▶ _Problem to solve_
Reproduce, character for character, the lines below from the first through the one with "0.0928, 0.0994, 0.1052]". Leave pictures out.
::::::::::
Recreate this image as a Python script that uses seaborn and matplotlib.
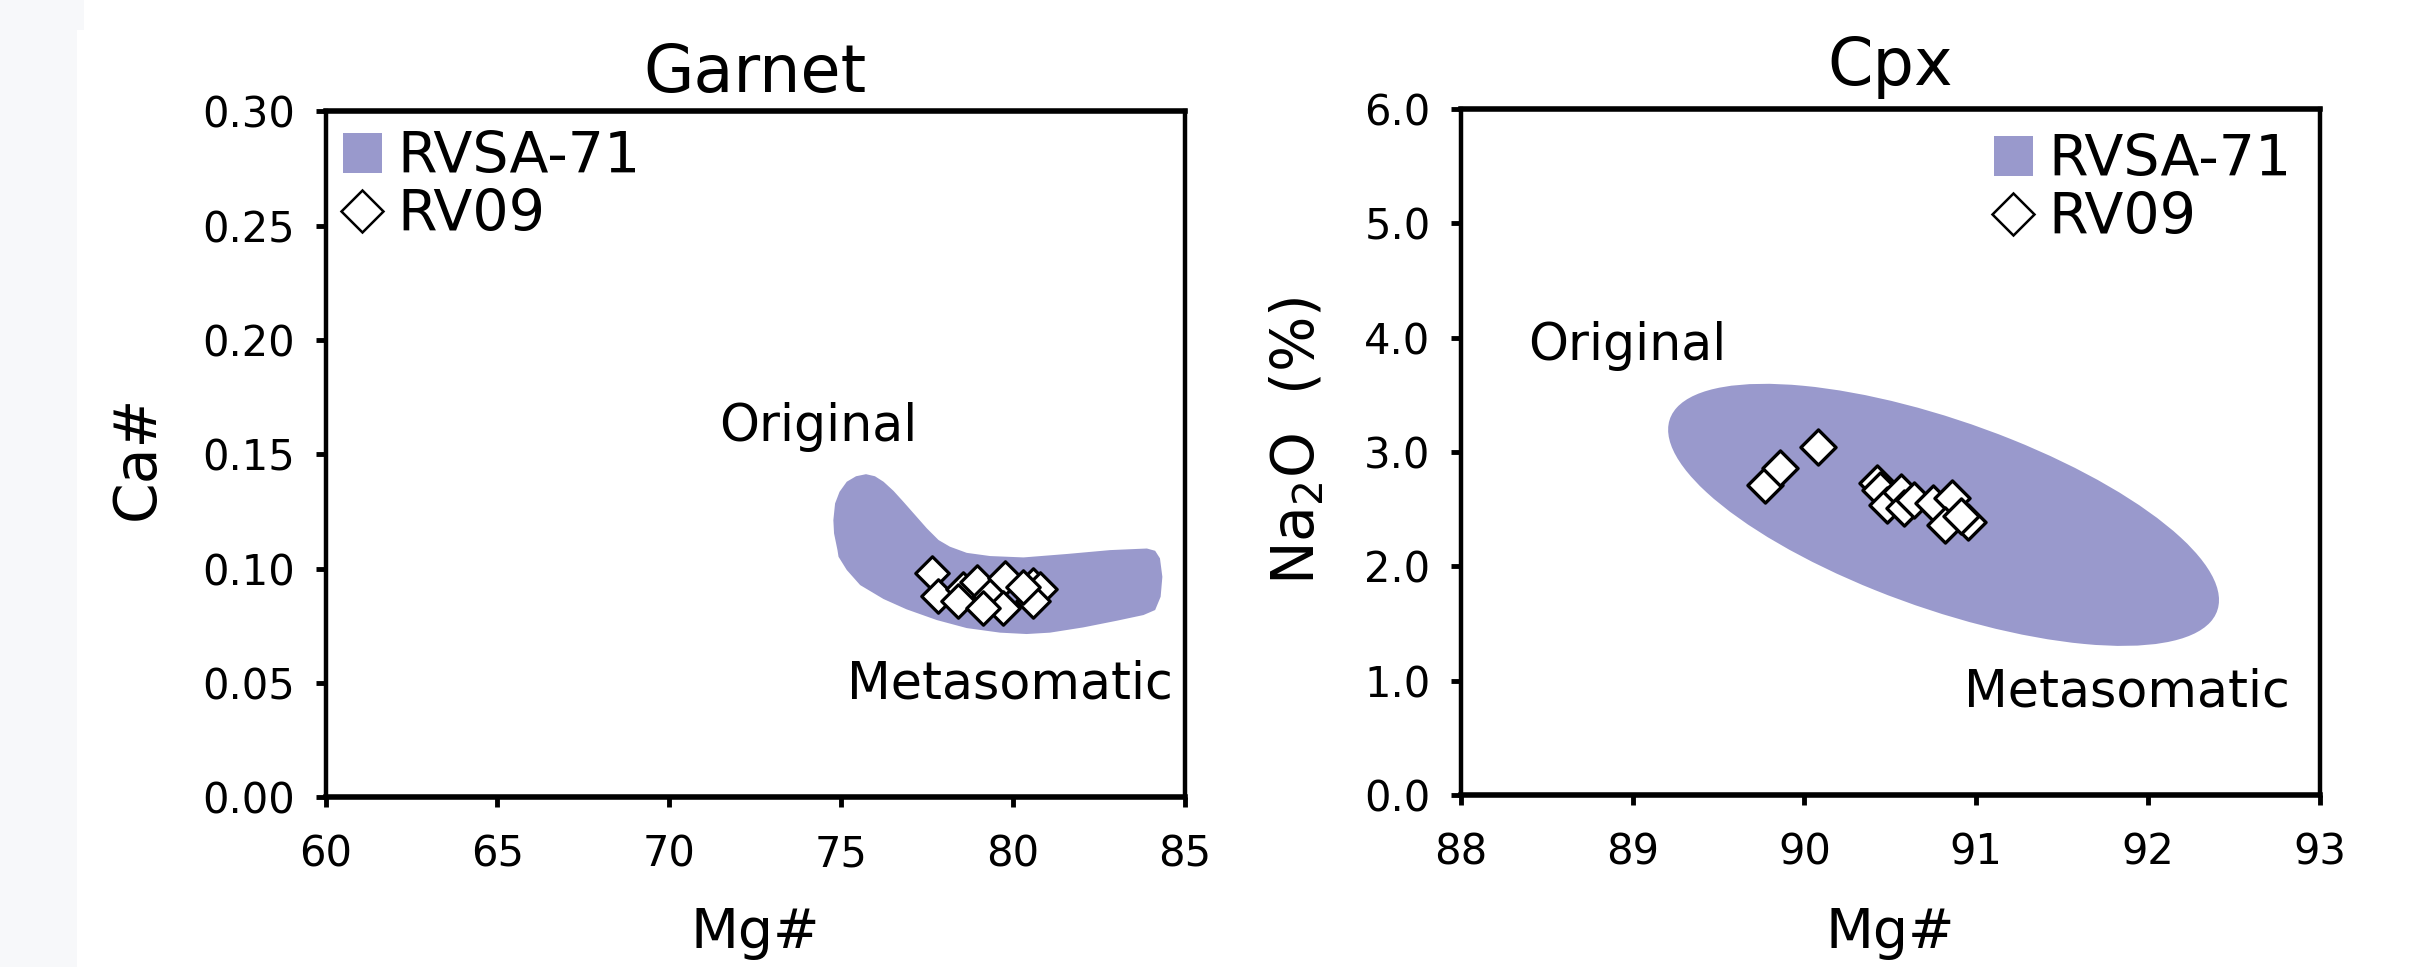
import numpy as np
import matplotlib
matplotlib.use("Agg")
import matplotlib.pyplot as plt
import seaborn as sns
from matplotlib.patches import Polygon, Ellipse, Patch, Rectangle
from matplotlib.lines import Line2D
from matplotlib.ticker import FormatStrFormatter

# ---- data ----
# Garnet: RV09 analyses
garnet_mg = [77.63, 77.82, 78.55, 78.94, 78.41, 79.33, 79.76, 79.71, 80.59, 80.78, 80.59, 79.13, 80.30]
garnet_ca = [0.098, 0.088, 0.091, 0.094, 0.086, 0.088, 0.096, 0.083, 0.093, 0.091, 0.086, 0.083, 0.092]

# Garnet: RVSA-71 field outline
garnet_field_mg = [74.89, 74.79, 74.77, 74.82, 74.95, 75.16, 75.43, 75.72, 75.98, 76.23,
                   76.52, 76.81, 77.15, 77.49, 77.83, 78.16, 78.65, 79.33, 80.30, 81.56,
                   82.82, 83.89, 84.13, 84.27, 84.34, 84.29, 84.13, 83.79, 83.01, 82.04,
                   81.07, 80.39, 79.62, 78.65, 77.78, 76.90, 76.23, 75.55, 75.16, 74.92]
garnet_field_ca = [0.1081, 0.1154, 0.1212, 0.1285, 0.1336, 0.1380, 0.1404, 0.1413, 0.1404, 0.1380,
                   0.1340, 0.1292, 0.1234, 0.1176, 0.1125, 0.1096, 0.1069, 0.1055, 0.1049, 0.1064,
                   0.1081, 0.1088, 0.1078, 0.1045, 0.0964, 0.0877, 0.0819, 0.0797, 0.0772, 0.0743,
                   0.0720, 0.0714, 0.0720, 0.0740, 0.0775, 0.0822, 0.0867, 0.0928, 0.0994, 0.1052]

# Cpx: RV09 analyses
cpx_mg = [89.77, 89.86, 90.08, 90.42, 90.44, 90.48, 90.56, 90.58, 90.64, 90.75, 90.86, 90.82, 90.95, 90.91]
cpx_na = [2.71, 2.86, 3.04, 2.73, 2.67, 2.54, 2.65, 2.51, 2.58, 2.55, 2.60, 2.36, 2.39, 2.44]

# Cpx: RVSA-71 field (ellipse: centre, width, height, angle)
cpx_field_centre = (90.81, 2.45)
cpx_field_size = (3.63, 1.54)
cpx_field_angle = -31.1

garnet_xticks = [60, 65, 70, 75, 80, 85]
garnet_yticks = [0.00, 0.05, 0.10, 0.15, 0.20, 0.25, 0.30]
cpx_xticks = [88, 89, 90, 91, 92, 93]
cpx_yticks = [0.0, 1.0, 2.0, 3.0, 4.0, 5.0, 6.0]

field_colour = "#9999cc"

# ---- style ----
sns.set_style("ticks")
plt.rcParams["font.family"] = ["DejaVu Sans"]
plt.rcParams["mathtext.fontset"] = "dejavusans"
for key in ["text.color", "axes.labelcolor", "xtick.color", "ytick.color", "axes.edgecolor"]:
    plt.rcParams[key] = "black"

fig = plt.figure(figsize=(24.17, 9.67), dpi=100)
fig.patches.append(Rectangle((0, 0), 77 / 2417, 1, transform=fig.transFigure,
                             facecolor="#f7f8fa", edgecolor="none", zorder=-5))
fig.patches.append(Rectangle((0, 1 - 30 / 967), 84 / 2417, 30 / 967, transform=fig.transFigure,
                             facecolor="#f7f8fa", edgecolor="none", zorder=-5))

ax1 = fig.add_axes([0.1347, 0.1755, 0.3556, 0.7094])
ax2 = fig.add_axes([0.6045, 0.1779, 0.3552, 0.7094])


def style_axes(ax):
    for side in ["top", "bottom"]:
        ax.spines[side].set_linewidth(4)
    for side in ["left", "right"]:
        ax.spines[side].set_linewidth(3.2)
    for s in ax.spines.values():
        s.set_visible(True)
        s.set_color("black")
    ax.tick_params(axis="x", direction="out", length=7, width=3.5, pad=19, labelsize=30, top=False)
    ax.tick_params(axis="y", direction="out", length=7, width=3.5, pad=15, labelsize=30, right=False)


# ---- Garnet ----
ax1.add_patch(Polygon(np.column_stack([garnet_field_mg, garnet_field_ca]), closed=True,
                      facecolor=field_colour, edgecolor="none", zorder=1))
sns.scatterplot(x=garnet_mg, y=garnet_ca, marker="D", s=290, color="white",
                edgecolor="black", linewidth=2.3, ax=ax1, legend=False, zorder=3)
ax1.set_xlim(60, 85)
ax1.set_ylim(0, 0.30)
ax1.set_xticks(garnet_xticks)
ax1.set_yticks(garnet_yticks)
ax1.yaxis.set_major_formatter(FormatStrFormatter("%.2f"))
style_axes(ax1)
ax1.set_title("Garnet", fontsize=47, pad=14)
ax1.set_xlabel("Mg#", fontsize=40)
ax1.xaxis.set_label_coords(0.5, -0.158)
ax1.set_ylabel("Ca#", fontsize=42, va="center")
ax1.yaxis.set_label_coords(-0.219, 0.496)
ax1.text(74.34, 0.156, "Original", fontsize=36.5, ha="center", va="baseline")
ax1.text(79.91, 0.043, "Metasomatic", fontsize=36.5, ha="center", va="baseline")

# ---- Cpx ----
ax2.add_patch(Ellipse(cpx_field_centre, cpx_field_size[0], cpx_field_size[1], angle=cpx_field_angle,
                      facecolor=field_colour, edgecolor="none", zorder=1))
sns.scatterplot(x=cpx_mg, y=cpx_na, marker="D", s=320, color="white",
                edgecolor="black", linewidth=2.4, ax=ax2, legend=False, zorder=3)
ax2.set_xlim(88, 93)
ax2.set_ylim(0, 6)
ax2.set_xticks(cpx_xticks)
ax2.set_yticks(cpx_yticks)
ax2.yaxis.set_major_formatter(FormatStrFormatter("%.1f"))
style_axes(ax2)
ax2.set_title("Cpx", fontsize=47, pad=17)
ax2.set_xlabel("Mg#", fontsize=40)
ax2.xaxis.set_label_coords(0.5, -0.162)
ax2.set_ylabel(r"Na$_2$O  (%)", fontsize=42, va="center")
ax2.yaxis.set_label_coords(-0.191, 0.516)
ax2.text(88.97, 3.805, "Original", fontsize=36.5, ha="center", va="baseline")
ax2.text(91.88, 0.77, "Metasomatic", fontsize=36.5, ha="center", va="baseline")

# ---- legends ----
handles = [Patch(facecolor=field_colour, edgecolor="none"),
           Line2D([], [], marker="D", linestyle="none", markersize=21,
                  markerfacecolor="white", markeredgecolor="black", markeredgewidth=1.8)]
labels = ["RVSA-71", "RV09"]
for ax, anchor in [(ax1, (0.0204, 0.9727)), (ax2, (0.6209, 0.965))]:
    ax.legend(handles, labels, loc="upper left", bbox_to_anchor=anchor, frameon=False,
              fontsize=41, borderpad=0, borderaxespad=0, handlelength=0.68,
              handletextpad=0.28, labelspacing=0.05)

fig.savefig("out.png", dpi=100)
::::::::::
▶ _Reply to the exercise_
Recreate this image as a Python script that uses seaborn and matplotlib.
import numpy as np
import matplotlib
matplotlib.use("Agg")
import matplotlib.pyplot as plt
import seaborn as sns
from matplotlib.patches import Polygon, Ellipse, Patch, Rectangle
from matplotlib.lines import Line2D
from matplotlib.ticker import FormatStrFormatter

# ---- data ----
# Garnet: RV09 analyses
garnet_mg = [77.63, 77.82, 78.55, 78.94, 78.41, 79.33, 79.76, 79.71, 80.59, 80.78, 80.59, 79.13, 80.30]
garnet_ca = [0.098, 0.088, 0.091, 0.094, 0.086, 0.088, 0.096, 0.083, 0.093, 0.091, 0.086, 0.083, 0.092]

# Garnet: RVSA-71 field outline
garnet_field_mg = [74.89, 74.79, 74.77, 74.82, 74.95, 75.16, 75.43, 75.72, 75.98, 76.23,
                   76.52, 76.81, 77.15, 77.49, 77.83, 78.16, 78.65, 79.33, 80.30, 81.56,
                   82.82, 83.89, 84.13, 84.27, 84.34, 84.29, 84.13, 83.79, 83.01, 82.04,
                   81.07, 80.39, 79.62, 78.65, 77.78, 76.90, 76.23, 75.55, 75.16, 74.92]
garnet_field_ca = [0.1081, 0.1154, 0.1212, 0.1285, 0.1336, 0.1380, 0.1404, 0.1413, 0.1404, 0.1380,
                   0.1340, 0.1292, 0.1234, 0.1176, 0.1125, 0.1096, 0.1069, 0.1055, 0.1049, 0.1064,
                   0.1081, 0.1088, 0.1078, 0.1045, 0.0964, 0.0877, 0.0819, 0.0797, 0.0772, 0.0743,
                   0.0720, 0.0714, 0.0720, 0.0740, 0.0775, 0.0822, 0.0867, 0.0928, 0.0994, 0.1052]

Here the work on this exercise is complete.